Nous ne sommes ni dans un documentaire ni dans une fiction, et pourtant Kramer nous parle plus du monde tel qu’il est que n’importe quel film de genre. Walk the walk est un film de genre humain. Il y a plusieurs couches dans ce film à l’image de la mère qui soulève des nappes de mousses marines pour prélever un échantillon sous l’écorce, Kramer filme sous la surface de la peau. Dans Milestones et Ice, le personnage était la communauté politique elle-même. Pour Route One, Doc était une sorte de double romantique de Robert Kramer et le personnage de Point de départ était un pays, le Vietnam. Walk the walk, c’est l’auteur qui se démultiplie en trois personnes : « je » est les autres. La famille explose et chaque noyau part à travers le monde se (re)constituer une identité et développer une autre communauté. Walk the walk, c’est la communauté qui va. Le film parle des petites histoires de la vie, celles qui nous habitent, et de leur manière d’ausculter la grande Histoire, celle qui nous gouverne. C’est peut-être pour cela que les personnages sont si terriens, si solidement ancrés dans le sol. Parce que si l’on a quelque chose à régler avec le monde, ça passe d’abord par sa propre chair : la terre. Dans Route One, c’est le doigt de Doc qui montrait le chemin à suivre en glissant sur la carte. Dans Walk the walk, lorsque la jeune fille se coupe le doigt, c’est encore le corps qui indique la voie à suivre la coupure comme annonciatrice de la fissure familiale.

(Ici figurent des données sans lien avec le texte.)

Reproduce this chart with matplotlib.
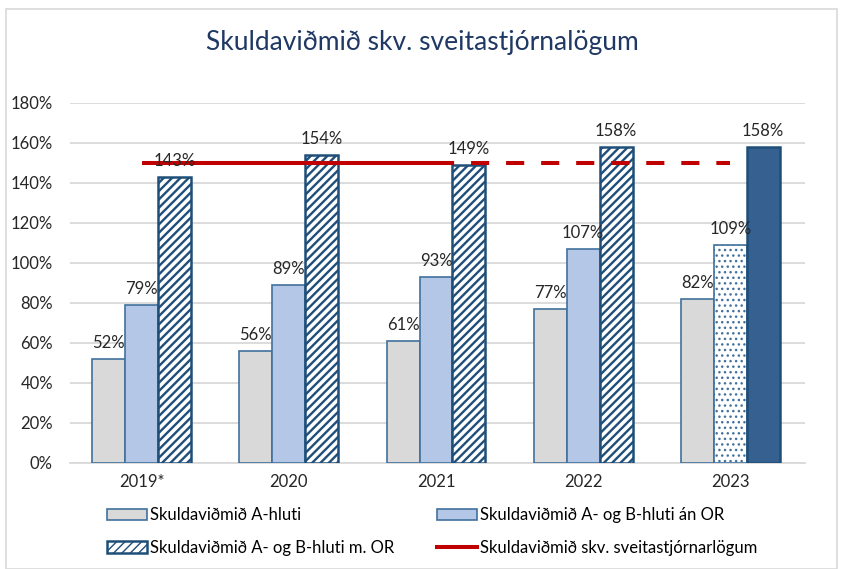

Kramer parle de ce que l’on voit, la coupure, mais que l’on ne sent pas encore, la douleur. Cette même douleur guide les pas du père à Odessa. Il poursuit sa quête identitaire dans un pays dont il ne connaît même pas la langue. Il ne lui reste que le langage de la matière pour baliser ce que les mots ne peuvent communiquer. Rien de mieux que le mouvement du corps pour animer le travail de la pensée. Chez Kramer, le déplacement se fait souvent à pied. Chacun effectue sa propre révolution, comme le soleil autour de la terre. La mère reste dans le même lieu, la fille marche et le père court : trois actions physiques. La fuite en avant des corps est comme ces lignes de fuite du cadre de Kramer, des plans très serrés mais avec souvent un obstacle, une ligne qui accroche l’œil, comme le début d’une résistance au regard convenu que l’on pourrait porter sur le monde. Le cadre semble partagé entre deux choix, comme si une image de Kramer était constituée de deux moitiés, avec l’idée qu’on est toujours pris entre deux choses, entre deux lieux, donc que l’on reste en mouvement. Comme on dit d’un « tissu » scientifique qu’il grouille de vie, de cellules, le plan grouille de lignes.

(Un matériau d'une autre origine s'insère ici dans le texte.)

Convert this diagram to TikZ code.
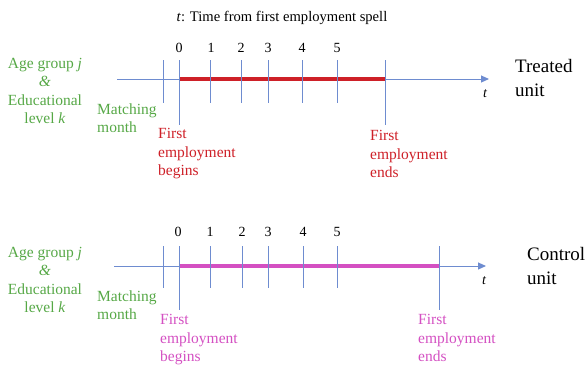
\documentclass[tikz,border=0pt]{standalone}
\usepackage{fontspec}
\setmainfont{Liberation Serif}
\usetikzlibrary{arrows.meta}
\definecolor{lblgreen}{RGB}{86,168,70}
\definecolor{spanred}{RGB}{206,32,40}
\definecolor{spanmag}{RGB}{212,80,194}
\definecolor{axisblue}{RGB}{110,140,208}
\tikzset{
  axisline/.style={draw=axisblue,line width=1pt,-{Triangle[length=8pt,width=7pt]}},
  tickline/.style={draw=axisblue,line width=0.9pt},
  spanbar/.style={line width=4pt},
  numlbl/.style={inner sep=0pt,font=\fontsize{14}{16}\selectfont},
  grplbl/.style={inner sep=0pt,text=lblgreen,align=center,font=\fontsize{15.5}{18.3}\selectfont},
  mmlbl/.style={inner sep=0pt,text=lblgreen,align=left,anchor=west,font=\fontsize{15.5}{18.3}\selectfont},
  evlbl/.style={inner sep=0pt,align=left,anchor=west,font=\fontsize{15.5}{18.5}\selectfont},
  unitlbl/.style={inner sep=0pt,align=left,anchor=west,font=\fontsize{19}{23.5}\selectfont},
  tlbl/.style={inner sep=0pt,font=\itshape\fontsize{14}{16}\selectfont}
}
\begin{document}
\begin{tikzpicture}[x=1pt,y=-1pt]
\useasboundingbox (0,0) rectangle (587,365);
% title
\node[inner sep=0pt,font=\fontsize{14.6}{17}\selectfont] (title) at (282,18) {\textit{t}: Time from first employment spell};

% ---------- Treated unit ----------
\coordinate (ta0) at (117,79);
\coordinate (ta1) at (489,79);
\draw[axisline] (ta0) -- (ta1);
\coordinate (tb0) at (179,79);
\coordinate (tb1) at (385,79);
\draw[spanbar,spanred] (tb0) -- (tb1);
\foreach \n/\x in {m/163,1/210,2/241,3/268,4/302,5/337}{
  \coordinate (tt\n a) at (\x,60); \coordinate (tt\n b) at (\x,103);
  \draw[tickline] (tt\n a) -- (tt\n b);
}
\foreach \n/\x in {0/179,e/385}{
  \coordinate (tt\n a) at (\x,60); \coordinate (tt\n b) at (\x,125);
  \draw[tickline] (tt\n a) -- (tt\n b);
}
\foreach \n/\x in {0/179,1/211,2/241,3/268,4/302,5/337}{
  \node[numlbl] (tn\n) at (\x,48) {\n};
}
\node[tlbl] (tt) at (485,94) {t};
\node[grplbl] (tgrp) at (45,91) {Age group \textit{j}\\ \textit{\&}\\ Educational\\ level \textit{k}};
\node[mmlbl] (tmm) at (97,118) {Matching\\ month};
\node[evlbl,text=spanred] (tbeg) at (158,154) {First\\ employment\\ begins};
\node[evlbl,text=spanred] (tend) at (370,154) {First\\ employment\\ ends};
\node[unitlbl] (tunit) at (515,78) {Treated\\ unit};

% ---------- Control unit ----------
\coordinate (ca0) at (114,266);
\coordinate (ca1) at (486,266);
\draw[axisline] (ca0) -- (ca1);
\coordinate (cb0) at (179,266);
\coordinate (cb1) at (439,266);
\draw[spanbar,spanmag] (cb0) -- (cb1);
\foreach \n/\x in {m/163,1/210,2/242,3/268,4/303,5/337}{
  \coordinate (ct\n a) at (\x,246); \coordinate (ct\n b) at (\x,288);
  \draw[tickline] (ct\n a) -- (ct\n b);
}
\foreach \n/\x in {0/179,e/439}{
  \coordinate (ct\n a) at (\x,246); \coordinate (ct\n b) at (\x,310);
  \draw[tickline] (ct\n a) -- (ct\n b);
}
\foreach \n/\x in {0/178,1/210,2/242,3/268,4/303,5/337}{
  \node[numlbl] (cn\n) at (\x,232) {\n};
}
\node[tlbl] (ctl) at (484,281) {t};
\node[grplbl] (cgrp) at (45,280) {Age group \textit{j}\\ \textit{\&}\\ Educational\\ level \textit{k}};
\node[mmlbl] (cmm) at (97,305) {Matching\\ month};
\node[evlbl,text=spanmag] (cbeg) at (160,340) {First\\ employment\\ begins};
\node[evlbl,text=spanmag] (cend) at (418,338) {First\\ employment\\ ends};
\node[unitlbl] (cunit) at (527,266) {Control\\ unit};
\end{tikzpicture}
\end{document}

Walk the walk est avant tout une œuvre qui cherche à voir où on en est dans notre rapport au monde (le sida, les guerres, etc.) et comment on peut commencer à endiguer ces formes qui explosent toute idée de communauté. Chacun s’essaie au monde comme on porte un vêtement neuf : on touche l’étoffe mais on n’en délimite pas encore les coutures.